On December 10, 2018, the House held what is called a "take-note" debate on the topic of the opioid crisis in Canada. This is perhaps one of the most important debates we can have in the House, from my perspective, as the member for Vancouver East:
"Mr. Chair, this is perhaps one of the most important debates we can have in the House, certainly from my perspective, as the member for Vancouver East. People will know that the Downtown Eastside is what some people say is ground zero where the overdose crisis began. I saw people's lives lost. I heard the House leader's comments about the loss of people she knows. In my own community it is an everyday occurrence, and this has happened for years.
When we fought for the first safe injection site in Vancouver East, we had a demonstration in the community where we planted 1,000 crosses. Each cross had a name marked on it to remember and commemorate the lives that had been lost as a result of an overdose. That was in the 1990s.
We thought it was bad then, and we moved heaven and earth to bring the first supervised injection facility in North America to the Downtown Eastside. It was not an easy process. We had to work with the federal, provincial and municipal governments to finally get there. We established full collective action between the governments. We created the Vancouver agreement where there was a federal representative, the member from Vancouver Centre, myself as the minister then at the provincial level and the then-mayor, Mayor Philip Owen. We came together to do this and drive it through. Eventually, through much hard work, and community distrust as well, we finally got that safe site. It was the Conservatives, I might add, who levied the hate and fear against the community and actually stopped the supervised injection facility. They attempted to do that. It took the community to take the Harper government to court, and it won all the way to the Supreme Court of Canada to keep that facility, to continue to save lives.
We have come a long way since then, but the crisis has not averted itself. We now are in a situation that is way worse than it was back in the 1990s. We now have a fentanyl crisis, where people are dying so rapidly that it is absolutely breathtaking. In British Columbia, we now have over 1,400 deaths. We are looking at four people dying of an overdose every single day.
We are trying to exercise all of our resources to save lives. In that process, volunteers in our own community came forward and established the OPS, the overdose prevention sites, on their own, without resources, because they wanted to save lives. These unsanctioned sites have saved thousands and thousands of lives. Each day they see 500 people come through. Without any funding, they continue to do this work. The people working there are stressed to the limit. Every time they experience an overdose, it takes a toll on them, but there is no recognition from anyone. From the government side, there is no federal funding. We have heard from the member for Nanaimo—Ladysmith and others. She talked about how this is happening throughout the communities. OPS could exist in every single community today to save lives.

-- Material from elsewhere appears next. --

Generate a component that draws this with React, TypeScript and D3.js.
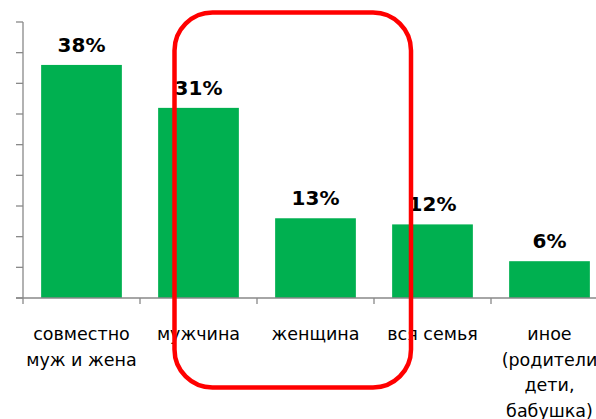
import React from 'react';
import * as d3 from 'd3';

// categories (wrapped as in the source chart) and shares, %
const categories = ['совместно муж и жена', 'мужчина', 'женщина', 'вся семья', 'иное (родители дети, бабушка)'];
const categoryLines = [
  ['совместно', 'муж и жена'],
  ['мужчина'],
  ['женщина'],
  ['вся семья'],
  ['иное', '(родители', 'дети,', 'бабушка)'],
];
const values = [38, 31, 13, 12, 6];
const yTicks = [0, 5, 10, 15, 20, 25, 30, 35, 40, 45];

const W = 596;
const H = 419;
const FONT = '"DejaVu Sans", Verdana, sans-serif';

export default function App() {
  const x = d3.scaleBand<string>()
    .domain(categories)
    .range([23, 608])
    .paddingInner(0.31)
    .paddingOuter(0.155);
  const y = d3.scaleLinear().domain([0, 45]).range([298, 22]);
  const step = x.step();
  const x0 = x.range()[0];

  return (
    <div style={{ position: 'fixed', left: 0, top: 0 }}>
      <svg width={W} height={H} style={{ display: 'block', background: '#fff', overflow: 'hidden' }}>
        {/* bars */}
        {categories.map((c, i) => (
          <rect key={c} x={x(c)} y={y(values[i])} width={x.bandwidth()} height={y(0) - y(values[i])} fill="#00B050" />
        ))}

        {/* value labels */}
        {categories.map((c, i) => (
          <text key={c} x={(x(c) as number) + x.bandwidth() / 2} y={y(values[i]) - 13}
            textAnchor="middle" fontFamily={FONT} fontWeight="bold" fontSize={20} fill="#000">
            {values[i]}%
          </text>
        ))}

        {/* y axis */}
        <g stroke="#898989" strokeWidth={1.3} fill="none">
          <line x1={23} x2={23} y1={y(45)} y2={y(0)} />
          {yTicks.map(t => (
            <line key={t} x1={16} x2={23} y1={y(t)} y2={y(t)} />
          ))}
          {/* x axis */}
          <line x1={16} x2={W} y1={y(0)} y2={y(0)} />
          {d3.range(categories.length + 1).map(i => (
            <line key={i} x1={x0 + i * step} x2={x0 + i * step} y1={y(0)} y2={y(0) + 6} />
          ))}
        </g>

        {/* category labels */}
        {categories.map((c, i) => (
          <text key={c} x={(x(c) as number) + x.bandwidth() / 2} y={340}
            textAnchor="middle" fontFamily={FONT} fontSize={17.5} fill="#000">
            {categoryLines[i].map((ln, j) => (
              <tspan key={j} x={(x(c) as number) + x.bandwidth() / 2} dy={j === 0 ? 0 : 25.5}>{ln}</tspan>
            ))}
          </text>
        ))}

        {/* highlight frame */}
        <rect x={174.5} y={12.5} width={236.5} height={375} rx={38} ry={38}
          fill="none" stroke="#FF0000" strokeWidth={4.5} />
      </svg>
    </div>
  );
}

Mr. Chair, before I go further, I will be splitting my time with the member for Edmonton Strathcona.
If we truly want to do that, let us put aside partisan politics. All I heard from the government side was bragging about how great they were doing and how many millions of dollars they have put in. However, if we really want to save lives, let us just park that for a minute and say what can work. OPS works. Let us do that. We also know the Vancouver agreement worked. Let us bring forward an agreement like that in every single community where there are overdose deaths happening. Bring all levels of government together and they can sit at the table to resolve those issues in the name of saving lives. Remember, every single life that is saved is someone's daughter, someone's son, someone's family member.
I would ask the Conservative members to remember this. Dead people do not detox. We need to understand that and take this issue all the way to what needs to be done, which is to recognize that this is completely a health care issue and not a criminal justice issue. With that, we can save lives."